Starting at the top of the listing, extract every line up to and including the one with "(10,7) -- (788,7);". Pictures stay out of the copy.

#### [Provided data]

━━━━━━

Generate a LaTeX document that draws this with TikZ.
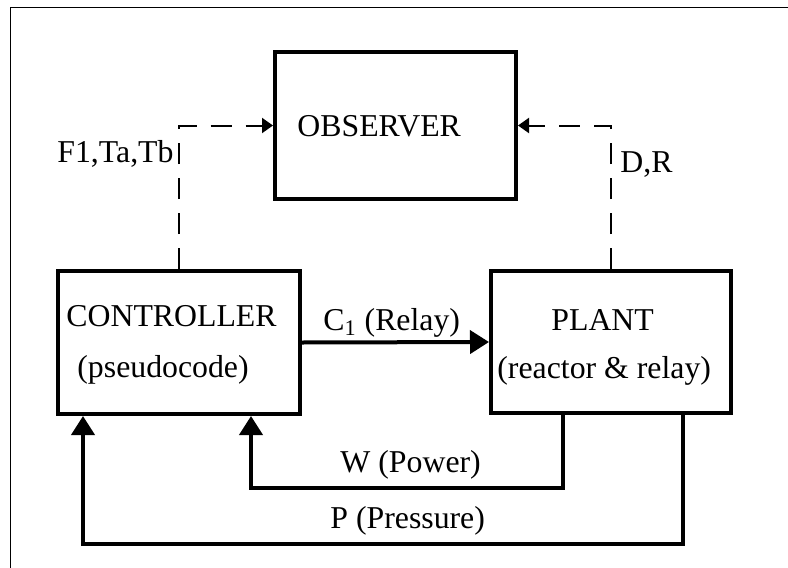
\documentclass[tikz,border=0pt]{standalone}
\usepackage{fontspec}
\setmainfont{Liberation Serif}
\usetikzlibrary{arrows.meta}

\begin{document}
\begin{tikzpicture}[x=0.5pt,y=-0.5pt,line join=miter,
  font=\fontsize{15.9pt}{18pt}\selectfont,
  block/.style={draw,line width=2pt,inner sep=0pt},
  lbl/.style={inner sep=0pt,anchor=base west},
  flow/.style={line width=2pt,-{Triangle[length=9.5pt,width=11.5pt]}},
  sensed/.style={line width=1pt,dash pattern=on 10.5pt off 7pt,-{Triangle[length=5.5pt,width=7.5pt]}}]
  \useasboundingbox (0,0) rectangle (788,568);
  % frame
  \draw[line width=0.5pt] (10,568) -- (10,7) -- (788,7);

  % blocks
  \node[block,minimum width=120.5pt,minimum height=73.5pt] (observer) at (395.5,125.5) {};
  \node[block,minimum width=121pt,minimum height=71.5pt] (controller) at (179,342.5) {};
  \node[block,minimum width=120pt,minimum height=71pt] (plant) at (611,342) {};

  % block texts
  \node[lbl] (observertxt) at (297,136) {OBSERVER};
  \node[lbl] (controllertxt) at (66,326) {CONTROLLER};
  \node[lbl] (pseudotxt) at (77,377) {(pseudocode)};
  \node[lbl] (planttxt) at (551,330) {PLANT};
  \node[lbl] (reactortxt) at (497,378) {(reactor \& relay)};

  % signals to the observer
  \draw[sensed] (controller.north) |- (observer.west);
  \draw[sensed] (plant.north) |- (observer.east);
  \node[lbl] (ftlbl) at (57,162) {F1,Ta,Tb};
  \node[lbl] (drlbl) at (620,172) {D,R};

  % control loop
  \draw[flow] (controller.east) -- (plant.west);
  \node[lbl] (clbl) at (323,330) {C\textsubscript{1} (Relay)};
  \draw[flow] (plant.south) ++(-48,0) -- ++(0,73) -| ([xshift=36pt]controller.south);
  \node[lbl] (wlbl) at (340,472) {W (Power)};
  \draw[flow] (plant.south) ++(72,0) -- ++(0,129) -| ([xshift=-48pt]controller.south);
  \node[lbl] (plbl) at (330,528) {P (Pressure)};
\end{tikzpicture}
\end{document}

━━━━━━

#### [Solved problem]
Generate a LaTeX document that draws this with TikZ.
\documentclass[tikz,border=0pt]{standalone}
\usepackage{fontspec}
\setmainfont{Liberation Serif}
\usetikzlibrary{arrows.meta}

\begin{document}
\begin{tikzpicture}[x=0.5pt,y=-0.5pt,line join=miter,
  font=\fontsize{15.9pt}{18pt}\selectfont,
  block/.style={draw,line width=2pt,inner sep=0pt},
  lbl/.style={inner sep=0pt,anchor=base west},
  flow/.style={line width=2pt,-{Triangle[length=9.5pt,width=11.5pt]}},
  sensed/.style={line width=1pt,dash pattern=on 10.5pt off 7pt,-{Triangle[length=5.5pt,width=7.5pt]}}]
  \useasboundingbox (0,0) rectangle (788,568);
  % frame
  \draw[line width=0.5pt] (10,568) -- (10,7) -- (788,7);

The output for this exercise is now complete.